Semestre européen : évaluer l’orientation agrégée de la politique budgétaire c’est bien, débattre de son impact économique c’est encore mieux

par Raul Sampognaro

Le 26 novembre, la Commission européenne a lancé le Semestre Européen avec la publication du Rapport Annuel sur la Croissance (2016 AGS selon son acronyme en anglais) et de la recommandation de politique économique pour l’ensemble de la zone euro. La Commission juge, en raison des externalités générées par la politique budgétaire entre les Etats membres et des contraintes pesant actuellement sur la politique monétaire, qu’il est nécessaire de renforcer l’attention portée sur l’orientation agrégée de la politique budgétaire dans la zone euro. Le jugement porté sur cette orientation doit tenir compte notamment des facteurs cycliques, mettant ainsi en avant le rôle de stabilisation macroéconomique de la politique budgétaire. Les services de la Commission considèrent qu’une politique globalement neutre est appropriée au contexte actuel, en raison des risques qui pèsent sur la reprise et du niveau toujours élevé du taux de chômage.
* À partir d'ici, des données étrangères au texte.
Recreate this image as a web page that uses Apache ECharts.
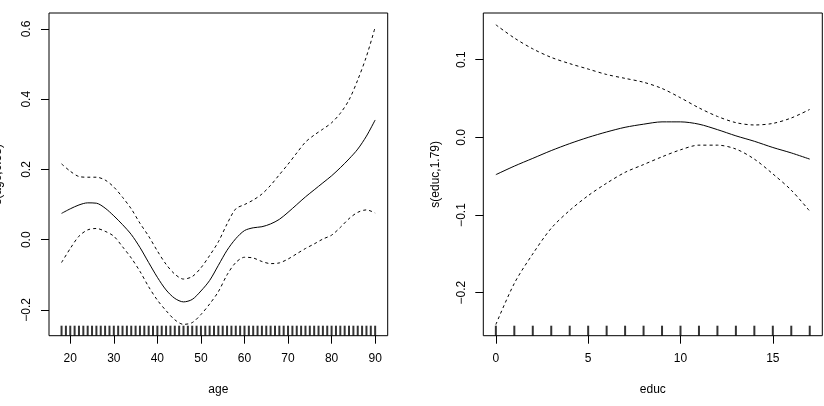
<!DOCTYPE html>
<html>
<head>
<meta charset="utf-8">
<script src="https://cdn.jsdelivr.net/npm/echarts@6.0.0/dist/echarts.min.js"></script>
<style>
html,body{margin:0;padding:0;background:#fff;}
#chart{width:824px;height:406px;}
</style>
</head>
<body>
<div id="chart"></div>
<script>
// ---- data: left panel (age) ----
const ageX     = [18,20,22,24,26,28,30,32,34,36,38,40,42,44,46,48,50,52,54,56,58,60,62,64,66,68,70,72,74,76,78,80,82,84,86,88,90];
const ageFit   = [0.075,0.088,0.099,0.105,0.104,0.090,0.068,0.043,0.015,-0.022,-0.065,-0.107,-0.143,-0.167,-0.177,-0.170,-0.146,-0.116,-0.073,-0.030,0.003,0.026,0.034,0.037,0.045,0.058,0.078,0.100,0.122,0.142,0.162,0.182,0.205,0.230,0.258,0.295,0.341];
const ageUpper = [0.216,0.195,0.180,0.178,0.178,0.170,0.150,0.121,0.088,0.047,0.010,-0.032,-0.070,-0.098,-0.112,-0.105,-0.080,-0.045,-0.006,0.045,0.088,0.100,0.113,0.130,0.155,0.185,0.215,0.247,0.278,0.298,0.315,0.333,0.360,0.398,0.455,0.522,0.605];
const ageLower = [-0.065,-0.025,0.010,0.028,0.032,0.024,0.010,-0.020,-0.052,-0.090,-0.134,-0.172,-0.202,-0.228,-0.241,-0.236,-0.213,-0.183,-0.148,-0.100,-0.065,-0.050,-0.052,-0.062,-0.068,-0.066,-0.055,-0.040,-0.025,-0.012,0.002,0.013,0.035,0.060,0.078,0.085,0.076];
const ageRug   = [18,19,20,21,22,23,24,25,26,27,28,29,30,31,32,33,34,35,36,37,38,39,40,41,42,43,44,45,46,47,48,49,50,51,52,53,54,55,56,57,58,59,60,61,62,63,64,65,66,67,68,69,70,71,72,73,74,75,76,77,78,79,80,81,82,83,84,85,86,87,88,89,90];
const ageXTicks = [20,30,40,50,60,70,80,90];
const ageYTicks = [-0.2,0.0,0.2,0.4,0.6];

// ---- data: right panel (educ) ----
const educX     = [0,1,2,3,4,5,6,7,8,9,10,11,12,13,14,15,16,17];
const educFit   = [-0.048,-0.037,-0.027,-0.017,-0.008,0.000,0.007,0.013,0.017,0.020,0.020,0.017,0.010,0.002,-0.005,-0.013,-0.020,-0.028];
const educUpper = [0.145,0.128,0.114,0.103,0.095,0.088,0.081,0.076,0.071,0.063,0.051,0.038,0.027,0.019,0.016,0.018,0.025,0.036];
const educLower = [-0.241,-0.188,-0.150,-0.117,-0.094,-0.075,-0.059,-0.045,-0.035,-0.025,-0.016,-0.010,-0.010,-0.015,-0.028,-0.047,-0.068,-0.095];
const educRug   = [0,1,2,3,4,5,6,7,8,9,10,11,12,13,14,15,16,17];
const educXTicks = [0,5,10,15];
const educYTicks = [-0.2,-0.1,0.0,0.1];

const ageYLabel  = 's(age,6.58)';
const educYLabel = 's(educ,1.79)';

// ---- layout ----
const FONT = 'Liberation Sans, Arial, sans-serif';
const ageRange  = {xmin:15.12, xmax:92.88, ymin:-0.2733, ymax:0.6456};
const educRange = {xmin:-0.68, xmax:17.68, ymin:-0.2554, ymax:0.1602};

function fmtY(v){ return (v < 0 ? '\u2212' : '') + Math.abs(v).toFixed(1); }
function pairs(xs, ys){ return xs.map((x,i)=>[x, ys[i]]); }

function xAxisFor(idx, r, ticks, name){
  return {
    type:'value', gridIndex:idx, min:r.xmin, max:r.xmax, position:'bottom',
    name:name, nameLocation:'middle', nameGap:48, nameMoveOverlap:false,
    nameTextStyle:{fontFamily:FONT, fontSize:12, color:'#000'},
    axisLine:{show:false, onZero:false}, splitLine:{show:false},
    axisTick:{show:true, inside:false, length:8, customValues:ticks, lineStyle:{color:'#000', width:1}},
    axisLabel:{show:true, margin:17, customValues:ticks, fontFamily:FONT, fontSize:12, color:'#000',
               formatter:v=>String(v)}
  };
}
function yAxisFor(idx, r, ticks, name, gap){
  return {
    type:'value', gridIndex:idx, min:r.ymin, max:r.ymax, position:'left',
    name:name, nameLocation:'middle', nameGap:gap, nameRotate:90, nameMoveOverlap:false,
    nameTextStyle:{fontFamily:FONT, fontSize:12, color:'#000'},
    axisLine:{show:false, onZero:false}, splitLine:{show:false},
    axisTick:{show:true, inside:false, length:8, customValues:ticks, lineStyle:{color:'#000', width:1}},
    axisLabel:{show:true, rotate:90, margin:16, customValues:ticks, fontFamily:FONT, fontSize:12, color:'#000',
               formatter:fmtY}
  };
}
function lineSeries(idx, data, dashed){
  return {
    type:'line', xAxisIndex:idx, yAxisIndex:idx, data:data,
    showSymbol:false, smooth:0.3, silent:true, animation:false,
    lineStyle:{color:'#000', width:1, type: dashed ? [3,3] : 'solid'}
  };
}
function rugSeries(idx, xs, ymin){
  return {
    type:'scatter', xAxisIndex:idx, yAxisIndex:idx,
    data: xs.map(x=>[x, ymin]),
    symbol:'rect', symbolSize:[2,10], symbolOffset:[0,-5],
    itemStyle:{color:'#000'}, silent:true, animation:false, clip:false
  };
}

const chart = echarts.init(document.getElementById('chart'), null, {renderer:'canvas'});
chart.setOption({
  animation:false,
  backgroundColor:'#fff',
  textStyle:{fontFamily:FONT},
  grid:[
    {left:49, top:13, width:338.7, height:322.7, show:true, borderColor:'#000', borderWidth:1, backgroundColor:'transparent', containLabel:false, outerBoundsMode:'none'},
    {left:483.3, top:13, width:339, height:322.7, show:true, borderColor:'#000', borderWidth:1, backgroundColor:'transparent', containLabel:false, outerBoundsMode:'none'}
  ],
  xAxis:[ xAxisFor(0, ageRange, ageXTicks, 'age'), xAxisFor(1, educRange, educXTicks, 'educ') ],
  yAxis:[ yAxisFor(0, ageRange, ageYTicks, ageYLabel, 45), yAxisFor(1, educRange, educYTicks, educYLabel, 42) ],
  series:[
    lineSeries(0, pairs(ageX, ageFit), false),
    lineSeries(0, pairs(ageX, ageUpper), true),
    lineSeries(0, pairs(ageX, ageLower), true),
    rugSeries(0, ageRug, ageRange.ymin),
    lineSeries(1, pairs(educX, educFit), false),
    lineSeries(1, pairs(educX, educUpper), true),
    lineSeries(1, pairs(educX, educLower), true),
    rugSeries(1, educRug, educRange.ymin)
  ]
});
</script>
</body>
</html>
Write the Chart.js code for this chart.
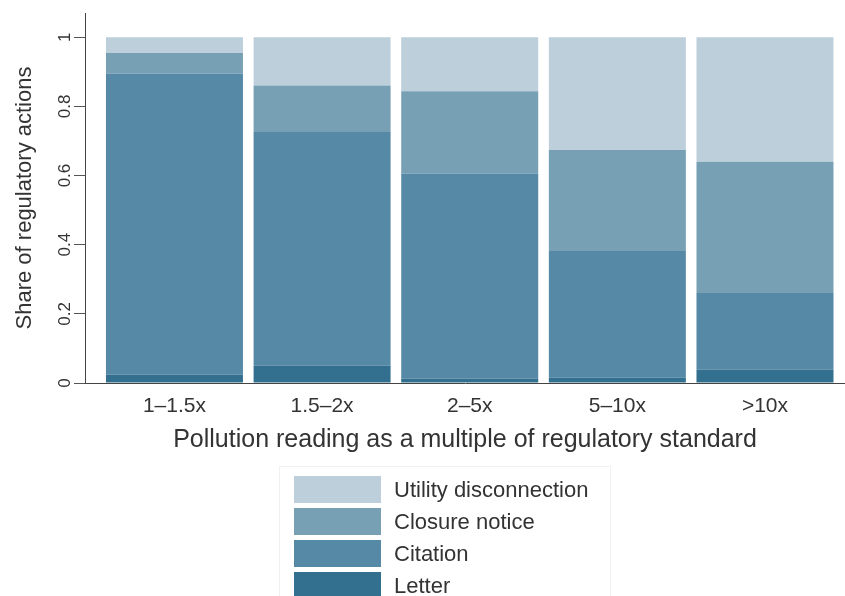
<!DOCTYPE html>
<html>
<head>
<meta charset="utf-8">
<script src="https://cdn.jsdelivr.net/npm/chart.js@4"></script>
<style>
  html, body { margin: 0; padding: 0; background: #ffffff; }
  #wrap { width: 845px; height: 596px; position: relative; }
</style>
</head>
<body>
<div id="wrap"><canvas id="c"></canvas></div>
<script>
// ---- Data ----
const categories = ['1\u20131.5x', '1.5\u20132x', '2\u20135x', '5\u201310x', '>10x'];
const letter   = [0.024, 0.050, 0.012, 0.016, 0.038];
const citation = [0.870, 0.678, 0.594, 0.368, 0.222];
const closure  = [0.060, 0.132, 0.238, 0.290, 0.380];
const utility  = [0.046, 0.140, 0.156, 0.326, 0.360];
const yTicks = [0, 0.2, 0.4, 0.6, 0.8, 1];
const seriesNames = ['Letter', 'Citation', 'Closure notice', 'Utility disconnection'];

const colors = ['#33708f', '#5689a6', '#77a0b5', '#bccfdb'];
const textColor = '#333333';
const FONT = "'Liberation Sans', Arial, Helvetica, sans-serif";

function toPoints(arr) { return arr.map((v, i) => ({ x: i + 1, y: v })); }

const datasets = [letter, citation, closure, utility].map((arr, k) => ({
  label: seriesNames[k],
  data: toPoints(arr),
  backgroundColor: colors[k],
  borderWidth: 0,
  categoryPercentage: 1,
  barPercentage: 0.928
}));

// Custom vertical legend (listed top series first), drawn below the axis title
const stackedLegend = {
  id: 'stackedLegend',
  afterDraw(chart) {
    const ctx = chart.ctx;
    const x0 = 294, y0 = 476, boxW = 87, boxH = 27, step = 32, gap = 13;
    ctx.save();
    ctx.strokeStyle = '#f1f1f1';
    ctx.lineWidth = 1;
    ctx.strokeRect(279.5, 466.5, 331, 135);
    ctx.font = '22px ' + FONT;
    ctx.textBaseline = 'middle';
    ctx.textAlign = 'left';
    const ds = chart.data.datasets.slice().reverse();
    ds.forEach((d, i) => {
      const y = y0 + i * step;
      ctx.fillStyle = d.backgroundColor;
      ctx.fillRect(x0, y, boxW, boxH);
      ctx.fillStyle = textColor;
      ctx.fillText(d.label, x0 + boxW + gap, y + boxH / 2 + 1);
    });
    ctx.restore();
  }
};

new Chart(document.getElementById('c'), {
  type: 'bar',
  data: { datasets },
  plugins: [stackedLegend],
  options: {
    responsive: true,
    maintainAspectRatio: false,
    animation: false,
    layout: { padding: { top: 13, right: 0, bottom: 140, left: 0 } },
    plugins: {
      legend: { display: false },
      tooltip: { enabled: false }
    },
    scales: {
      x: {
        type: 'linear',
        stacked: true,
        offset: false,
        min: 0.394,
        max: 5.542,
        afterBuildTicks(axis) { axis.ticks = categories.map((c, i) => ({ value: i + 1 })); },
        afterFit(scale) { scale.height = 73; },
        grid: { display: false, drawTicks: false, offset: false },
        border: { display: true, color: '#444444', width: 1 },
        ticks: {
          color: textColor,
          font: { family: FONT, size: 21 },
          padding: 11,
          maxRotation: 0,
          autoSkip: false,
          callback: (v) => categories[Math.round(v) - 1]
        },
        title: {
          display: true,
          text: 'Pollution reading as a multiple of regulatory standard',
          color: textColor,
          font: { family: FONT, size: 25 },
          padding: { top: 2, bottom: 1 }
        }
      },
      y: {
        stacked: true,
        min: 0,
        max: 1.07,
        afterBuildTicks(axis) { axis.ticks = yTicks.map(v => ({ value: v })); },
        afterFit(scale) { scale.width = 85; },
        grid: { display: true, drawOnChartArea: false, drawTicks: true, tickLength: 11, color: '#555555' },
        border: { display: true, color: '#444444', width: 1 },
        ticks: {
          color: textColor,
          font: { family: FONT, size: 17 },
          minRotation: 90,
          maxRotation: 90,
          crossAlign: 'center',
          padding: -3,
          callback: (v) => String(v)
        },
        title: {
          display: true,
          text: 'Share of regulatory actions',
          color: textColor,
          font: { family: FONT, size: 22 },
          padding: { top: 12, bottom: 0 }
        }
      }
    }
  }
});
</script>
</body>
</html>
L’ouverture du débat sur la politique budgétaire d’ensemble de la zone euro constitue indéniablement un pas dans la bonne direction pour améliorer le cadre d’élaboration de la politique macroéconomique dans la zone euro. La crise de la zone euro, déclenchée en 2012, s’explique en grande partie par les fragilités dans la construction de l’Union monétaire. L’inadaptation du cadre de coordination des politiques macroéconomiques a été l’une des principales failles dévoilées par la crise. Avant-crise, la BCE devait gérer seule les chocs communs à l’ensemble de l’Union alors que les politiques budgétaires nationales étaient censées contrecarrer les chocs asymétriques. En outre, la politique budgétaire devait aussi assurer la soutenabilité de la dette publique afin d’éviter la montée des taux d’intérêt et le risque de contagion. Le respect de ce double objectif pour la politique budgétaire était supposé garanti par le respect des règles du Pacte de stabilité et de croissance (PSC). Ce cadre a échoué pendant la crise. D’une part, les règles du PSC se concentrent quasi-exclusivement sur un seul des objectifs assignés à la politique budgétaire : la réduction de la dette publique. D’autre part, la décentralisation du processus de décision concernant la politique budgétaire a eu pour conséquence un résultat d’ensemble inadéquat. Ainsi, les règles du PSC ont généré un ajustement structurel très fort et mal calibré dans les pays ayant subi plus fortement la crise de la zone euro alors que les pays disposant de marges fiscales ne les ont pas mobilisées pour soutenir la croissance.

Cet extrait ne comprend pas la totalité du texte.